In this unusual political year, there has been an effort by some in high places to make Black History Month a celebration of white contributions to racial progress. But not all white contributions have been toward progress. This is the third in a series of biographical sketches that present a different narrative of historic events.
We have all heard the phrase “as seen on television” to sell some product or other. In a certain sense, the civil rights movement succeeded in part because it was “seen on television.”
As Martin Luther King said at one point, “We are here to say to the white men that we no longer will let them use clubs on us in dark corners. We’re going to make them do it in the glaring light of television.”
Through television, many Americans, even those hardened by racial prejudice, were shocked to see the treatment of black people in the South. They would have probably been equally shocked if they had seen what was happening in segregated neighborhoods in northern cities. Cities like Los Angeles, Chicago, Philadelphia and Milwaukee all had their Bull Connors, each leaving a legacy of institutional racism that has been very difficult to eradicate.
For the leaders of civil rights movement struggling to gain traction, television delivered a gift from heaven: Eugene “Bull” Connor, the police commissioner of Birmingham, Alabama. As the cruelest person in the cruelest city, Connor provided precious footage of white brutality, including the use of clubs, fire hoses and dogs against children.
Without television, Bull Connor would have been just another racist police chief, one of many throughout the country. Although his moment of fame came in the early 1960s, Connor had been happily doing the dirty work since the late 1930s.
In the late 1930s, because it was an important industrial city, Birmingham was also the center of left-wing politics in the South. In 1938, it hosted the Southern Conference for Human Rights. Connor and his cops broke up the conference because black and white attendees were sitting together. This led to one of the early boycotts of Alabama.
On the same day that the conference was raided, in nearby Mississippi, a white mob lynched a black man, one of thousands of such acts of terror in the 19th and 20th century South.
Ten years later, in 1948, Connor and his police force provided security and fanned the flames in the same conference hall that they had raided, as the Dixiecrats voted to bolt the Democratic Party because of President Truman’s civil rights efforts. One of the Dixiecrats biggest concerns was proposed anti-lynching legislation.
In that same year, Connor was a losing candidate for governor of Alabama. The core theme of that campaign was that white southerners “had done too much for blacks, and the time had come to get tough.”

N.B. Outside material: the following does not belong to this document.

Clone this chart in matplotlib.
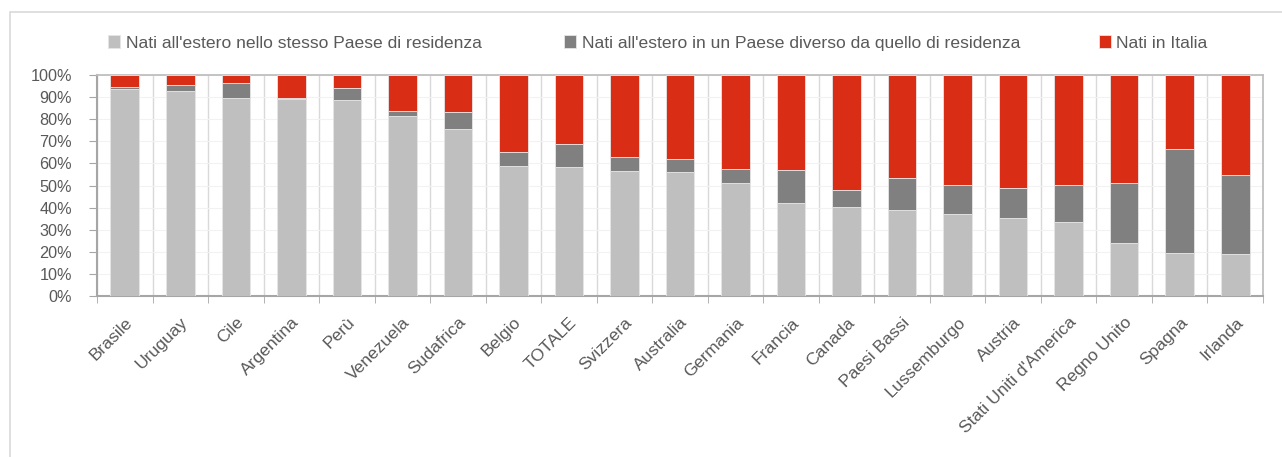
import matplotlib
matplotlib.use("Agg")
import matplotlib.pyplot as plt
import matplotlib.transforms as mtransforms
import numpy as np
from matplotlib.patches import Rectangle

categories = ["Brasile", "Uruguay", "Cile", "Argentina", "Perù", "Venezuela", "Sudafrica",
              "Belgio", "TOTALE", "Svizzera", "Australia", "Germania", "Francia", "Canada",
              "Paesi Bassi", "Lussemburgo", "Austria", "Stati Uniti d'America", "Regno Unito",
              "Spagna", "Irlanda"]
stesso_paese = [93.5, 92.8, 89.7, 89.0, 88.5, 81.4, 75.4, 59.0, 58.4, 56.6, 56.1, 51.1, 42.1,
                40.1, 38.8, 37.3, 35.2, 33.6, 24.1, 19.6, 19.0]
paese_diverso = [1.1, 2.7, 6.7, 0.6, 5.5, 2.3, 7.7, 6.0, 10.2, 6.2, 5.9, 6.4, 14.8, 7.9,
                 14.5, 12.8, 13.7, 16.5, 27.2, 47.1, 35.6]
nati_italia = [100 - a - b for a, b in zip(stesso_paese, paese_diverso)]
series_labels = ["Nati all'estero nello stesso Paese di residenza",
                 "Nati all'estero in un Paese diverso da quello di residenza",
                 "Nati in Italia"]
colors = ["#BFBFBF", "#808080", "#D92D16"]

plt.rcParams['font.family'] = ['Liberation Sans', 'DejaVu Sans']
W, H = 1282, 457
fig = plt.figure(figsize=(W / 100, H / 100), dpi=100)
fig.patches.append(Rectangle((10 / W, -0.1), 1.2, (H - 12) / H + 0.1, transform=fig.transFigure,
                             fill=False, edgecolor="#D9D9D9", linewidth=1.2))
ax = fig.add_axes([97 / W, (H - 296) / H, (1263 - 97) / W, (296 - 75) / H])

n = len(categories)
x = np.arange(n)
bottom = np.zeros(n)
handles = []
for vals, c, lab in zip([stesso_paese, paese_diverso, nati_italia], colors, series_labels):
    h = ax.bar(x, vals, bottom=bottom, width=0.515, color=c, edgecolor="#E6E6E6", linewidth=0.6,
               label=lab, zorder=3)
    handles.append(h)
    bottom += np.array(vals)

ax.set_xlim(-0.5, n - 0.5)
ax.set_ylim(0, 100)
ax.set_yticks(np.arange(0, 101, 10))
ax.set_yticklabels([f"{v}%" for v in range(0, 101, 10)], fontsize=11.7, color="#595959")
ax.set_xticks(x)
ax.set_xticklabels(categories, rotation=45, ha="right", rotation_mode="anchor",
                   fontsize=12.6, color="#595959")
offset = mtransforms.ScaledTranslation(1 / 100, 0, fig.dpi_scale_trans)
for lbl in ax.get_xticklabels():
    lbl.set_transform(lbl.get_transform() + offset)
ax.tick_params(axis="x", length=0, pad=13.5)
ax.set_xticks(np.arange(-0.5, n, 1), minor=True)
ax.tick_params(axis="x", which="minor", length=5, color="#A6A6A6")
ax.tick_params(axis="y", length=6, color="#A6A6A6", pad=12)
ax.grid(axis="y", color="#F2F2F2", linewidth=0.8, zorder=0)
ax.grid(axis="x", which="minor", color="#D9D9D9", linewidth=1.0, zorder=0)
ax.grid(axis="x", which="major", visible=False)
for s in ["left", "bottom"]:
    ax.spines[s].set_color("#A6A6A6")
    ax.spines[s].set_linewidth(1.5)
for s in ["top", "right"]:
    ax.spines[s].set_color("#BFBFBF")
    ax.spines[s].set_linewidth(1.3)

legend_x = [108, 564, 1099]
for h, lab, lx in zip(handles, series_labels, legend_x):
    fig.legend(handles=[h], labels=[lab], loc="center left", bbox_to_anchor=(lx / W, 1 - 43 / H),
               frameon=False, fontsize=12.6, labelcolor="#595959", handlelength=0.7,
               handleheight=0.7, handletextpad=0.3, borderpad=0, borderaxespad=0)

fig.savefig("out.png", dpi=100)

But it would be another fifteen years before Connor would take his star turn on 1960s television. In a movement premised on non-violence, he sought to provoke violence, and then to meet it with extreme repression. For the first time, that violent repression would now be captured for the world to see.
Dr. King said, with respect to Connor’s provocations, “He was an expert in that. He had maps of the heart of violence.”
Connor, and those like him, had a goal: to undermine the moral power of non-violence. It was a goal that they partly achieved. In frustration, Dr. King would say, “Oh, the press was so noble in its applause and so noble in its praise that I was saying be non-violent toward Bull Connor.”
Although television news and newspapers carried these stories, the press also tried to “balance” their coverage with stories of progress and, as always up to the present, to search for the moderate middle at a time when that middle didn’t exist.
In the end, Bull Connor and those like him mobilized enough black people and alienated enough whites to provide the fuel for the groundbreaking civil and voting rights legislation that was to emerge. But they also pushed non-violence to the breaking point. They successfully opened the door for the dead-end of the black power movement, and for a new generation of leaders like Stokely Carmichael and Rap Brown who gave the Bull Connors of America the kind of adversary that they preferred.
We have been pretty much frozen there ever since.
Editor’s note on the use of terms. In this series, terms are used in a very specific manner.
“Racism”/”racist” is limited to examples of what has been defined as “scientific racism,” the belief that one race is inherently superior/inferior to others, and, the current use, a power relationship in which one group dominates another, as in “white supremacy.” Racism in this context is typically a system.
“Bigotry” is used to describe group or individual beliefs that stereotype or demean another group. In this sense, bigotry is not limited to the group(s) that wield power over others.
“Racialism” is a term that describes practices intended to pit groups against one another, even in the absence of the individual being a bigot or racist. Racialism is widespread in our political life. For example, in 1964 Barry Goldwater ran ads with a picture of a white worker (“fired”) and a black worker (“hired,”) while in 1980, Jimmy Carter implied that Reagan would re-enslave black people.
As the profiles in this series demonstrate, the boundaries between these terms are fluid, and the outcomes are invariably negative.